Since I was always reading from one channel, I didn’t need to have the 1ms delay.

The second thing was the prescalar for the ADC’s clock frequency.
It can be set to any 2n from 21 to 27.
ADPS bits ( ADSCRA[2:0] ) can be edited to select the prescalar.
Setting it to 000 or 001 results in a prescalar of value 2.
The datasheet warns about an increased error with increased frequency.
It doesn’t matter much here because I have to drop 2 bits anyway, which is a scaling factor of 0.25, and I believe errors that bad wouldn’t be significant.

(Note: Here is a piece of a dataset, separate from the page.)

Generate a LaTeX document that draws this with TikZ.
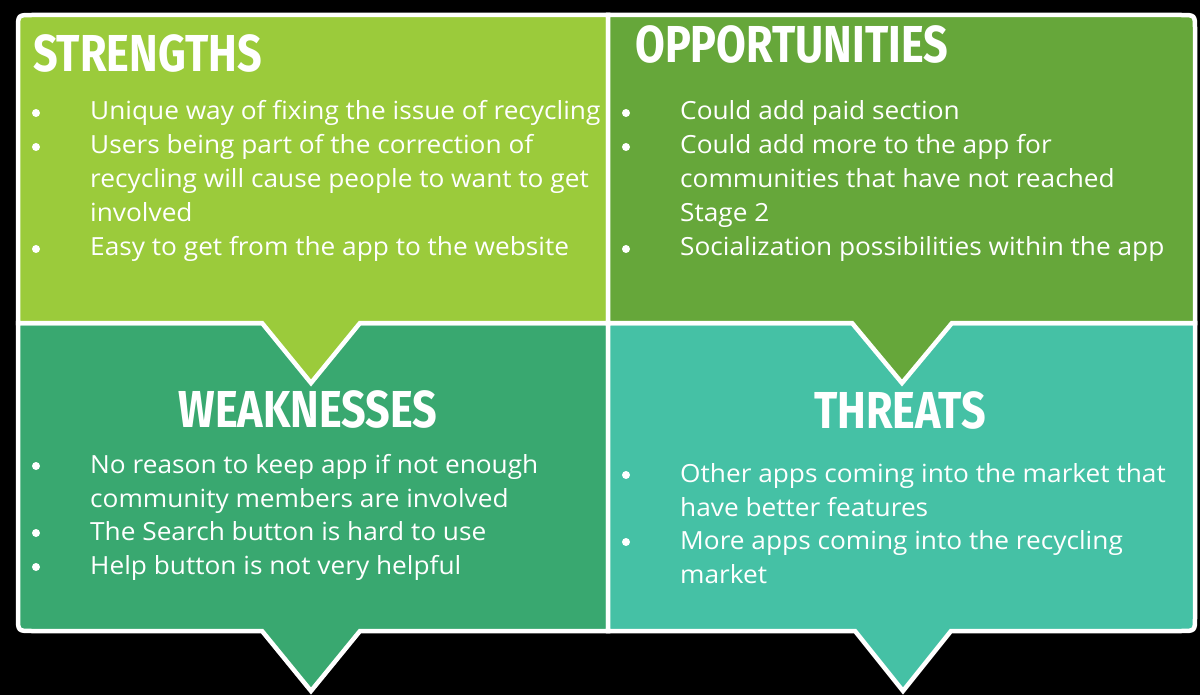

The third thing was the ADLAR bit in the ADMUX register.
The ADLAR bit defaults to 0, and signifies how the 10 bit conversion is stored in the ADCH and ADCL registers.
Normally, ADCH contains the 2 MSBs and ADCL stores the remaining 8 (Right Adjusted Result).
When ADLAR is set to 1, ADCL will contain the 2 MSBs and the remaining will be stored in ADCH (Left Adjusted Result).
The advantage here is that I can skip reading ADCH altogether (because I have to drop 2 LSBs anyway) and also skip combining the two readings.
The final result can be dumped in a 1 byte uint8_t instead of a 2 byte uint16_t, the data type corresponding to int.

So now, this is the resultant code:


// set up pin 5 as output
// It is used for getting readings on the oscilloscope
DDRD |= 0b00100000;

// select a prescalar value 2.
ADCSRA &= ~0b00000111;

// set up analog reference and left-adjust
ADMUX = _BV(REFS0) | _BV(ADLAR);

// or use this instead, same thing
// ADMUX = 0b01100000;

// pin 5 is pulled HIGH
PORTD |= 0b00100000;

// Start Conversion
ADCSRA |= _BV(ADSC);
while (bit_is_set(ADCSRA,ADSC));

// read the 8 MSBs
uint8_t a = ADCH;

// repeat for all 4 variables
ADCSRA |= _BV(ADSC);
while (bit_is_set(ADCSRA,ADSC));
uint8_t b = ADCH;
ADCSRA |= _BV(ADSC);
while (bit_is_set(ADCSRA,ADSC));
uint8_t c = ADCH;
ADCSRA |= _BV(ADSC);
while (bit_is_set(ADCSRA,ADSC));
uint8_t d = ADCH;

// pin 5 is pulled LOW
PORTD |= 0b00000000;


Also, this function can be appended to wiring_analog.c, to get a stock function that can approximate values faster with 8 bit precision.